Access: Les Anciens Canadiens remains in print. The first edition, published in 1863 by Desbarats et Derbyshire, can be purchased can be found online for no more than US$150.
First editions of the Roberts translation, published as The Canadians of Old (New York: Appleton, 1890), go for as little as US$28.50.
In 1974, as Canadians of Old, it was introduced as title #106 in the New Canadian Library. This was the edition I read as teenager... and the edition I criticized in middle-age. Note that the cover credits the translator, and not the author:
That said, the NCL edition is superior to Page's 1905 Cameron of Lochiel – available online here thanks to the Internet Archive – only in that it features Aubert de Gaspé's endnotes (untranslated).

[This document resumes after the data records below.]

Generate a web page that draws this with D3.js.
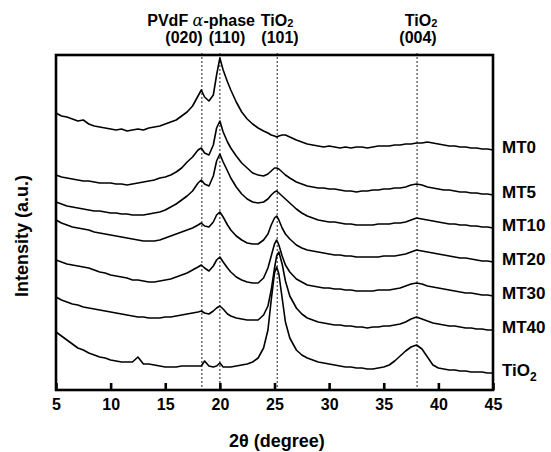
<!DOCTYPE html>
<html>
<head>
<meta charset="utf-8">
<script src="https://cdn.jsdelivr.net/npm/d3@7"></script>
<style>
  body { margin: 0; background: #fff; }
  text { font-family: Arial, "Liberation Sans", sans-serif; font-weight: bold; fill: #000; }
</style>
</head>
<body>
<svg id="chart" width="551" height="452"></svg>
<script>
// 2-theta sampling (degree)
const twoTheta = [
  5, 5.5, 6, 6.5, 7, 7.5, 8, 8.5, 9, 9.5, 10, 10.5, 11, 11.5, 12, 12.5, 13, 13.5, 14, 14.5, 15, 15.5, 16, 16.5, 17, 17.5,
  18, 18.3, 18.6, 19, 19.4, 19.7, 20, 20.3, 20.7, 21,
  21.5, 22, 22.5, 23, 23.5, 24,
  24.4, 24.7, 25, 25.2, 25.4, 25.7, 26, 26.4,
  27, 27.5, 28, 28.5, 29, 29.5, 30, 30.5, 31, 31.5, 32, 32.5, 33, 33.5, 34, 34.5, 35, 35.5, 36, 36.5,
  37, 37.5, 38, 38.5, 39, 39.5, 40, 40.5, 41, 41.5, 42, 42.5, 43, 43.5, 44, 44.5, 45
];

// intensities (a.u., curves already stacked)
const mt0 = [
  287, 284, 283, 281, 279, 280, 276, 274, 273, 272, 271, 270, 271, 269, 270, 271, 270, 272, 273, 274, 276, 278, 280, 284, 288, 294,
  304, 310, 303, 299, 305, 325, 342, 330, 318, 310,
  298, 288, 281, 276, 272, 269,
  267, 265, 264, 263, 264, 265, 265, 263,
  260, 258, 256, 255, 254, 253, 254, 253, 252, 253, 252, 253, 253, 252, 253, 254, 254, 254, 255, 255,
  256, 256, 257, 257, 258, 257, 256, 255, 254, 254, 253, 253, 252, 252, 251, 251, 250
];
const mt5 = [
  225, 223, 222, 221, 220, 219, 219, 218, 217, 217, 217, 216, 216, 215, 216, 217, 218, 219, 220, 222, 223, 225, 228, 232, 238, 243,
  250, 252, 247, 245, 255, 272, 279, 268, 258, 252,
  244, 237, 232, 227, 225, 224,
  226, 229, 232, 232, 231, 228, 225, 222,
  218, 216, 214, 213, 212, 212, 211, 211, 210, 209, 209, 208, 209, 209, 210, 210, 211, 211, 212, 212,
  213, 215, 216, 215, 213, 212, 211, 210, 210, 209, 208, 208, 207, 207, 206, 206, 205
];
const mt10 = [
  198, 196, 194, 193, 192, 191, 190, 189, 189, 188, 187, 187, 186, 186, 185, 185, 185, 186, 187, 188, 190, 193, 196, 200, 204, 209,
  217, 220, 216, 214, 224, 239, 246, 238, 229, 222,
  213, 206, 201, 198, 197, 198,
  201, 205, 208, 209, 207, 204, 201, 197,
  191, 187, 184, 182, 180, 179, 178, 178, 177, 176, 176, 175, 175, 175, 175, 176, 176, 176, 177, 177,
  178, 180, 182, 181, 180, 179, 178, 177, 176, 176, 175, 175, 174, 174, 173, 173, 172
];
const mt20 = [
  180, 177, 175, 173, 172, 171, 170, 168, 167, 166, 165, 164, 163, 162, 161, 160, 159, 159, 159, 160, 162, 164, 166, 168, 170, 172,
  175, 177, 174, 173, 178, 185, 188, 183, 175, 170,
  164, 160, 157, 156, 156, 160,
  166, 175, 182, 184, 180, 172, 166, 161,
  155, 152, 150, 149, 148, 147, 146, 145, 145, 144, 144, 143, 143, 143, 143, 143, 144, 144, 144, 145,
  146, 148, 150, 149, 148, 147, 146, 145, 144, 143, 142, 142, 141, 140, 139, 139, 138
];
const mt30 = [
  140, 138, 136, 135, 134, 133, 132, 130, 128, 127, 125, 124, 123, 122, 120, 120, 119, 118, 118, 119, 120, 121, 123, 125, 127, 130,
  133, 135, 132, 129, 134, 140, 143, 138, 132, 128,
  123, 120, 118, 117, 117, 122,
  132, 144, 156, 160, 155, 144, 135, 128,
  121, 118, 115, 114, 113, 112, 112, 111, 111, 110, 110, 109, 109, 109, 109, 110, 110, 110, 111, 112,
  114, 116, 117, 116, 114, 113, 112, 111, 110, 109, 108, 107, 107, 106, 105, 105, 104
];
const mt40 = [
  103, 100, 98, 96, 95, 93, 92, 91, 90, 89, 88, 87, 86, 85, 84, 83, 83, 82, 82, 82, 83, 83, 84, 85, 86, 87,
  88, 89, 87, 86, 89, 92, 94, 91, 86, 84,
  82, 81, 80, 80, 80, 85,
  94, 110, 132, 144, 148, 136, 119, 104,
  92, 86, 82, 80, 78, 77, 76, 75, 75, 74, 74, 73, 73, 72, 73, 73, 74, 74, 75, 76,
  78, 81, 83, 81, 79, 77, 76, 75, 74, 74, 73, 72, 72, 71, 71, 70, 70
];
const tio2 = [
  68, 64, 60, 56, 52, 50, 47, 45, 43, 42, 40, 39, 38, 38, 38, 43, 36, 36, 35, 34, 33, 33, 33, 34, 34, 34,
  34, 34, 39, 34, 33, 34, 37, 33, 33, 33,
  34, 35, 36, 38, 42, 52,
  70, 100, 127, 133, 126, 102, 78, 62,
  50, 45, 42, 40, 38, 37, 36, 35, 34, 33, 33, 32, 32, 31, 31, 32, 33, 35, 39, 44,
  49, 53, 55, 51, 43, 35, 32, 31, 30, 30, 29, 29, 28, 28, 28, 27, 27
];

const sampleNames = ["MT0", "MT5", "MT10", "MT20", "MT30", "MT40", "TiO2"];
const sampleValues = [mt0, mt5, mt10, mt20, mt30, mt40, tio2];
const peakLines = [18.35, 20.0, 25.25, 38.05];
const xTicks = [5, 10, 15, 20, 25, 30, 35, 40, 45];

const svg = d3.select("#chart");
const margin = { top: 55, right: 58, bottom: 62, left: 56 };
const W = 551, H = 452;

const x = d3.scaleLinear().domain([5, 45]).range([margin.left, W - margin.right]);
const y = d3.scaleLinear().domain([10, 345]).range([H - margin.bottom, margin.top]);

// dotted peak markers
svg.append("g")
  .selectAll("line")
  .data(peakLines)
  .enter()
  .append("line")
  .attr("x1", d => x(d)).attr("x2", d => x(d))
  .attr("y1", margin.top - 2).attr("y2", H - margin.bottom)
  .attr("stroke", "#333")
  .attr("stroke-width", 1.1)
  .attr("stroke-dasharray", "2,2");

// traces
const line = d3.line()
  .x((d, i) => x(twoTheta[i]))
  .y(d => y(d));

svg.append("g")
  .selectAll("path")
  .data(sampleValues)
  .enter()
  .append("path")
  .attr("d", line)
  .attr("fill", "none")
  .attr("stroke", "#000")
  .attr("stroke-width", 1.6)
  .attr("stroke-linejoin", "round");

// frame
svg.append("rect")
  .attr("x", margin.left).attr("y", margin.top)
  .attr("width", W - margin.left - margin.right)
  .attr("height", H - margin.top - margin.bottom)
  .attr("fill", "none")
  .attr("stroke", "#000")
  .attr("stroke-width", 2.6);

// x axis, ticks pointing inward
const xAxis = d3.axisBottom(x)
  .tickValues(xTicks)
  .tickSizeInner(-7)
  .tickSizeOuter(0)
  .tickPadding(9);

svg.append("g")
  .attr("transform", "translate(0," + (H - margin.bottom) + ")")
  .call(xAxis)
  .call(g => g.select(".domain").remove())
  .call(g => g.selectAll(".tick line").attr("stroke", "#000").attr("stroke-width", 2.6))
  .call(g => g.selectAll(".tick text")
    .attr("fill", "#000")
    .style("font-size", "16px")
    .style("font-family", "Arial, 'Liberation Sans', sans-serif")
    .style("font-weight", "bold"));

// axis titles
svg.append("text")
  .attr("x", 277).attr("y", 447)
  .attr("text-anchor", "middle")
  .style("font-size", "18px")
  .text("2θ (degree)");

svg.append("text")
  .attr("transform", "translate(28,236) rotate(-90)")
  .attr("text-anchor", "middle")
  .style("font-size", "18px")
  .text("Intensity (a.u.)");

// sample labels at the right end of each trace
const labels = svg.append("g")
  .selectAll("text")
  .data(sampleNames)
  .enter()
  .append("text")
  .attr("x", W - margin.right + 9)
  .attr("y", (d, i) => y(sampleValues[i][sampleValues[i].length - 1]) - 3)
  .attr("dy", "0.35em")
  .style("font-size", "17px");

labels.each(function(d) {
  const t = d3.select(this);
  if (d === "TiO2") {
    t.append("tspan").text("TiO");
    t.append("tspan").attr("dy", 5).style("font-size", "12px").text("2");
  } else {
    t.text(d);
  }
});

// peak annotations above the frame
function tio2Label(xc, yb) {
  const t = svg.append("text").attr("x", xc).attr("y", yb).attr("text-anchor", "middle").style("font-size", "16px");
  t.append("tspan").text("TiO");
  t.append("tspan").attr("dy", 1).style("font-size", "11px").text("2");
}

const head = svg.append("text").attr("x", 255).attr("y", 26).attr("text-anchor", "end").style("font-size", "16px");
head.append("tspan").text("PVdF ");
head.append("tspan").style("font-family", "'DejaVu Serif', serif").style("font-style", "italic").style("font-weight", "normal").text("α");
head.append("tspan").text("-phase");
tio2Label(277, 26);
tio2Label(421, 26);

[["(020)", 184], ["(110)", 227], ["(101)", 280], ["(004)", 418]].forEach(function(p) {
  svg.append("text")
    .attr("x", p[1]).attr("y", 43)
    .attr("text-anchor", "middle")
    .style("font-size", "16px")
    .text(p[0]);
});
</script>
</body>
</html>
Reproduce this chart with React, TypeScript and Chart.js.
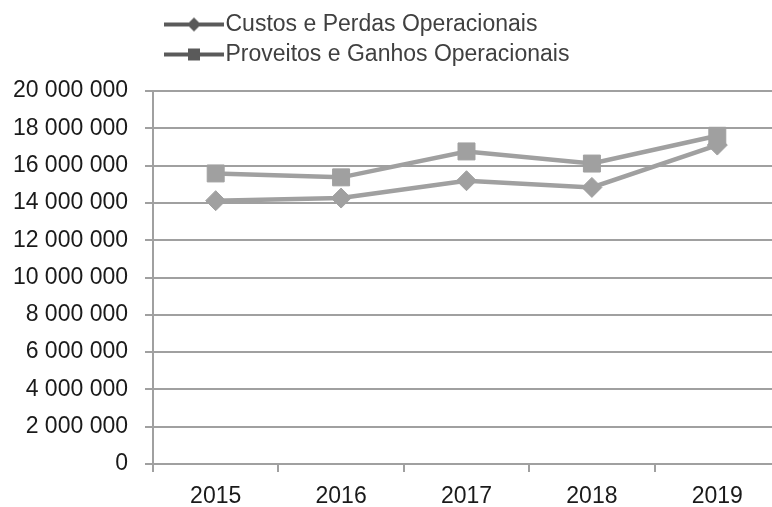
import { useEffect, useRef } from "react";
import { Chart, registerables } from "chart.js";

Chart.register(...registerables);

const years = ["2015", "2016", "2017", "2018", "2019"];
const custos = [14120000, 14260000, 15190000, 14830000, 17100000];
const proveitos = [15580000, 15370000, 16760000, 16110000, 17600000];
const seriesNames = ["Custos e Perdas Operacionais", "Proveitos e Ganhos Operacionais"];
const yMin = 0;
const yMax = 20000000;
const yStep = 2000000;

const FONT = "'Liberation Sans', Arial, sans-serif";
const LINE = "#a0a0a0";
const LEGEND_MARK = "#5a5a5a";

function fmt(v: number): string {
  return String(Math.round(v)).replace(/\B(?=(\d{3})+(?!\d))/g, " ");
}

function legendIcon(kind: "diamond" | "square"): HTMLCanvasElement {
  const c = document.createElement("canvas");
  c.width = 80;
  c.height = 22;
  const g = c.getContext("2d")!;
  g.strokeStyle = LEGEND_MARK;
  g.lineWidth = 4;
  g.beginPath();
  g.moveTo(20, 11);
  g.lineTo(80, 11);
  g.stroke();
  g.fillStyle = LEGEND_MARK;
  if (kind === "diamond") {
    g.beginPath();
    g.moveTo(50, 4);
    g.lineTo(57, 11);
    g.lineTo(50, 18);
    g.lineTo(43, 11);
    g.closePath();
    g.fill();
  } else {
    g.fillRect(44, 5, 12, 12);
  }
  return c;
}

export default function App() {
  const ref = useRef<HTMLCanvasElement | null>(null);

  useEffect(() => {
    if (!ref.current) return;
    const icons = [legendIcon("diamond"), legendIcon("square")];

    const legendShift = {
      id: "legendShift",
      beforeDraw(chart: any) {
        const lg = chart.legend;
        if (lg) {
          lg.left = 147;
          lg.top = 6;
        }
      },
    };

    const chart = new Chart(ref.current, {
      type: "line",
      data: {
        labels: years,
        datasets: [
          {
            label: seriesNames[0],
            data: custos,
            order: 1,
            borderColor: LINE,
            backgroundColor: LINE,
            borderWidth: 4.5,
            pointStyle: "rectRot",
            pointRadius: 10,
            pointBackgroundColor: LINE,
            pointBorderColor: LINE,
            pointBorderWidth: 1,
            tension: 0,
          },
          {
            label: seriesNames[1],
            data: proveitos,
            order: 0,
            borderColor: LINE,
            backgroundColor: LINE,
            borderWidth: 4.5,
            pointStyle: "rect",
            pointRadius: 12,
            pointBackgroundColor: LINE,
            pointBorderColor: LINE,
            pointBorderWidth: 1,
            tension: 0,
          },
        ],
      },
      options: {
        animation: false,
        responsive: false,
        devicePixelRatio: 1,
        layout: { autoPadding: false, padding: { top: 21, left: 0, right: 0, bottom: 0 } },
        plugins: {
          tooltip: { enabled: false },
          legend: {
            display: true,
            position: "top",
            align: "start",
            labels: {
              usePointStyle: true,
              pointStyleWidth: 60,
              padding: 7,
              color: "#404040",
              font: { family: FONT, size: 23 },
              generateLabels: () =>
                seriesNames.map((name, i) => ({
                  text: name,
                  pointStyle: icons[i],
                  fillStyle: LEGEND_MARK,
                  strokeStyle: LEGEND_MARK,
                  lineWidth: 0,
                  hidden: false,
                  datasetIndex: i,
                  fontColor: "#404040",
                })),
            },
          },
        },
        scales: {
          x: {
            type: "category",
            offset: true,
            grid: {
              offset: true,
              drawOnChartArea: false,
              drawTicks: true,
              tickLength: 8,
              color: LINE,
              lineWidth: 2,
            },
            border: { color: LINE, width: 2 },
            ticks: {
              color: "#1a1a1a",
              font: { family: FONT, size: 23 },
              padding: 11,
              maxRotation: 0,
            },
            afterFit: (s: any) => {
              s.height = 43;
            },
          },
          y: {
            min: yMin,
            max: yMax,
            ticks: {
              stepSize: yStep,
              color: "#1a1a1a",
              font: { family: FONT, size: 23 },
              padding: 17,
              callback: (v: any) => fmt(Number(v)),
            },
            grid: {
              color: LINE,
              lineWidth: 2,
              tickLength: 8,
              drawTicks: true,
            },
            border: { color: LINE, width: 2 },
            afterFit: (s: any) => {
              s.width = 153;
            },
          },
        },
      },
      plugins: [legendShift],
    } as any);

    return () => chart.destroy();
  }, []);

  return (
    <div style={{ position: "absolute", left: 0, top: 0, width: 772, height: 507, overflow: "hidden", background: "#fff" }}>
      <canvas ref={ref} width={780} height={507} style={{ display: "block", width: 780, height: 507 }} />
    </div>
  );
}
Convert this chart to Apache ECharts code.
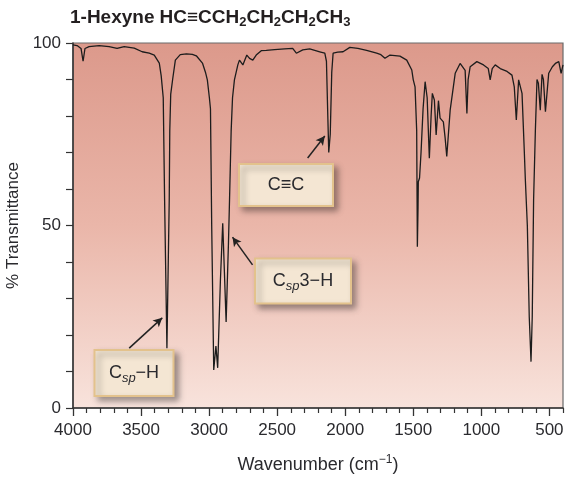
<!DOCTYPE html>
<html>
<head>
<meta charset="utf-8">
<script src="https://cdn.jsdelivr.net/npm/echarts@6/dist/echarts.min.js"></script>
<style>
html,body{margin:0;padding:0;background:#fff;}
#c{width:565px;height:477px;}
</style>
</head>
<body>
<div id="c"></div>
<script>
// Wavenumber (cm^-1)
const wavenumbers = [4000,3970,3956,3941,3926,3912,3882,3808,3735,3676,3624,3550,3492,3440,3403,3366,3352,3337,3327,3310,3293,3289,3282,3268,3248,3212,3167,3123,3094,3049,3027,3013,2998,2990,2981,2966,2950,2937,2917,2900,2875,2858,2850,2838,2828,2814,2789,2777,2752,2723,2703,2679,2654,2617,2580,2519,2445,2386,2359,2312,2261,2187,2150,2138,2128,2121,2110,2099,2089,2055,2016,1966,1907,1843,1769,1738,1708,1671,1598,1548,1511,1500,1487,1475,1470,1465,1463,1454,1443,1428,1413,1398,1382,1369,1360,1345,1332,1315,1303,1279,1266,1254,1229,1192,1156,1119,1106,1097,1082,1033,984,949,935,920,898,861,811,775,758,743,726,701,684,677,662,648,635,626,616,603,591,581,567,554,544,529,505,478,456,431,414,400];
// % Transmittance
const transmittance = [99.5,99.3,99,98.5,95,98.5,99,99.3,99,98.5,99,98.6,97.6,97.2,96.7,94.5,91,85,57,16.4,57,76,86,90,95.3,96.8,97,96.9,96.5,94.5,92,89.9,85,82,50,10.4,17,11,35,50.6,23.6,45,57,76,85,89.9,94,95.3,94,96.7,95.8,95.3,96.7,97.9,98,98.2,98.4,98.5,97.2,98.1,98.4,97.6,97.2,95,80,70,75,92,97.2,97.5,97.6,98.8,98.5,98,97.2,96.8,95.8,96.7,96.4,95.3,92.6,89.9,88,76,44.2,55,62,63,70,82,89.4,85,68.4,80,86.2,84.4,74.8,84.2,79.4,78.4,74,68.9,81.6,91.7,94.4,92.5,80.7,90,93.5,94.9,94,93,89.9,93,94,93,92.2,91.2,88,78.9,89.9,86.2,70,62.9,50,25,12.7,25,57,76,90,89,81.6,91.4,90,81.2,91.7,93.5,94.4,94.9,91.7,94];

const xMajorTicks = [500,1000,1500,2000,2500,3000,3500,4000];
const xMinorTicks = [400,600,700,800,900,1100,1200,1300,1400,1600,1700,1800,1900,2100,2200,2300,2400,2600,2700,2800,2900,3100,3200,3300,3400,3600,3700,3800,3900];
const yLabels = [0,50,100];

// annotation arrows: [fromW, fromT, toW, toT]
const arrowCC = [2276,68.5,2150,74.5];
const arrowCsp3H = [2681,39.2,2828,46.8];
const arrowCspH = [3587,16.4,3344,24.7];

const FONT = "'Liberation Sans', Arial, Helvetica, sans-serif";
const TXT = '#2a2a2e';

const chart = echarts.init(document.getElementById('c'), null, {renderer:'canvas'});

const seriesData = wavenumbers.map((w,i)=>[w, transmittance[i]]);

function arrow(a){
  return [{coord:[a[0],a[1]], symbol:'none'},{coord:[a[2],a[3]], symbol:'arrow'}];
}

function box(cx, cy, w, h, rich, text){
  return {
    type:'group',
    left: cx - w/2, top: cy - h/2,
    children:[
      {type:'rect', shape:{x:0,y:0,width:w,height:h},
       style:{fill:'#f4e6d3', stroke:'#e3c28c', lineWidth:2,
              shadowBlur:6, shadowColor:'rgba(0,0,0,0.35)', shadowOffsetX:4, shadowOffsetY:4}},
      {type:'text', x:w/2, y:h/2,
       style:{text:text, rich:rich, align:'center', verticalAlign:'middle',
              fontFamily:FONT, fontSize:18, fill:TXT}}
    ]
  };
}

const boxRich = {
  n:{fontSize:18, fontFamily:FONT, color:TXT, lineHeight:24, verticalAlign:'middle'},
  s:{fontSize:13, fontFamily:FONT, color:TXT, fontStyle:'italic', lineHeight:14, verticalAlign:'bottom'}
};

chart.setOption({
  animation:false,
  backgroundColor:'#ffffff',
  title:{
    left:70, top:6, padding:0,
    text:'{b|1-Hexyne} {n|HC≡CCH}{s|2}{n|CH}{s|2}{n|CH}{s|2}{n|CH}{s|3}',
    textStyle:{
      rich:{
        b:{fontSize:19, fontWeight:'bold', fontFamily:FONT, color:'#231f20', lineHeight:23, verticalAlign:'middle'},
        n:{fontSize:19, fontFamily:FONT, color:'#231f20', lineHeight:23, verticalAlign:'middle'},
        s:{fontSize:13, fontFamily:FONT, color:'#231f20', lineHeight:13, verticalAlign:'bottom'}
      }
    }
  },
  grid:{
    left:73, right:2, top:43, bottom:69,
    containLabel:false, outerBoundsMode:'none',
    show:true,
    borderColor:'#6a6a6a', borderWidth:1.2,
    backgroundColor:{type:'linear', x:0, y:0, x2:0, y2:1,
      colorStops:[{offset:0,color:'#dc998b'},{offset:0.5,color:'#eab6a9'},{offset:1,color:'#f8e3dc'}]}
  },
  xAxis:[{
    type:'value', inverse:true, min:400, max:4000, position:'bottom',
    axisLine:{show:true, onZero:false, lineStyle:{color:'#333', width:1.5}},
    axisTick:{show:true, customValues:xMajorTicks, length:8, inside:false, lineStyle:{color:'#333', width:1.3}},
    axisLabel:{show:true, customValues:xMajorTicks, margin:14, fontSize:17, fontFamily:FONT, color:TXT,
      formatter:v=>String(v)},
    splitLine:{show:false},
    name:'{n|Wavenumber (cm}{u|−1}{n|)}',
    nameLocation:'middle', nameGap:46,
    nameTextStyle:{rich:{
      n:{fontSize:18, fontFamily:FONT, color:TXT, lineHeight:22, verticalAlign:'middle'},
      u:{fontSize:12, fontFamily:FONT, color:TXT, lineHeight:12, verticalAlign:'top'}
    }}
  },{
    type:'value', inverse:true, min:400, max:4000, position:'bottom', offset:0,
    axisLine:{show:false, onZero:false},
    axisTick:{show:true, customValues:xMinorTicks, length:5, lineStyle:{color:'#333', width:1.2}},
    axisLabel:{show:false},
    splitLine:{show:false}
  }],
  yAxis:{
    type:'value', min:0, max:100, interval:10,
    axisLine:{show:true, lineStyle:{color:'#333', width:1.5}},
    axisTick:{show:true, length:7, lineStyle:{color:'#333', width:1.2}},
    axisLabel:{margin:12, fontSize:17, fontFamily:FONT, color:TXT,
      formatter:v=> yLabels.indexOf(v) >= 0 ? String(v) : ''},
    splitLine:{show:false},
    name:'% Transmittance', nameLocation:'middle', nameRotate:90, nameGap:47,
    nameTextStyle:{fontSize:17, fontFamily:FONT, color:TXT}
  },
  series:[{
    type:'line', data:seriesData, xAxisIndex:0, yAxisIndex:0,
    showSymbol:false, symbol:'none', smooth:false,
    lineStyle:{color:'#1c1c1c', width:1.3},
    markLine:{
      silent:true, symbol:['none','arrow'], symbolSize:[7,9],
      label:{show:false},
      lineStyle:{color:'#222', width:1.5, type:'solid'},
      data:[arrow(arrowCC), arrow(arrowCsp3H), arrow(arrowCspH)]
    }
  }],
  graphic:[
    box(285, 184, 94, 42, boxRich, '{n|C≡C}'),
    box(302, 280, 96, 45, boxRich, '{n|C}{s|sp}{n|3−H}'),
    box(133, 372, 79, 46, boxRich, '{n|C}{s|sp}{n|−H}')
  ]
});
</script>
</body>
</html>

Les Anciens Canadiens has enjoyed three and a half translations. The first, by Georgians M. Pennée, was published ion 1864 under the title The Canadians of Old. It was republished in 1929 as Seigneur d'Haberville, correcting "printer's errors" and "too literal translation." Roberts' translation was the the second. The most recent, by Jane Brierley, published in 1996 by Véhicule Press. is the only translation in print. It is also the only edition to feature a translation of the endnotes.
Jane Brierley's translation, Canadians of Old, can be purchased here through the Véhicule Press website. Ms Brierley also translated Aubert de Gaspé's Mémoires (1866; A Man of Sentiment, Véhicule, 1987) and Divers (1893, Yellow-Wolf and Other Tales of the Saint Lawrence, Véhicule, 1990).
Lester B. Pearson School Board take note.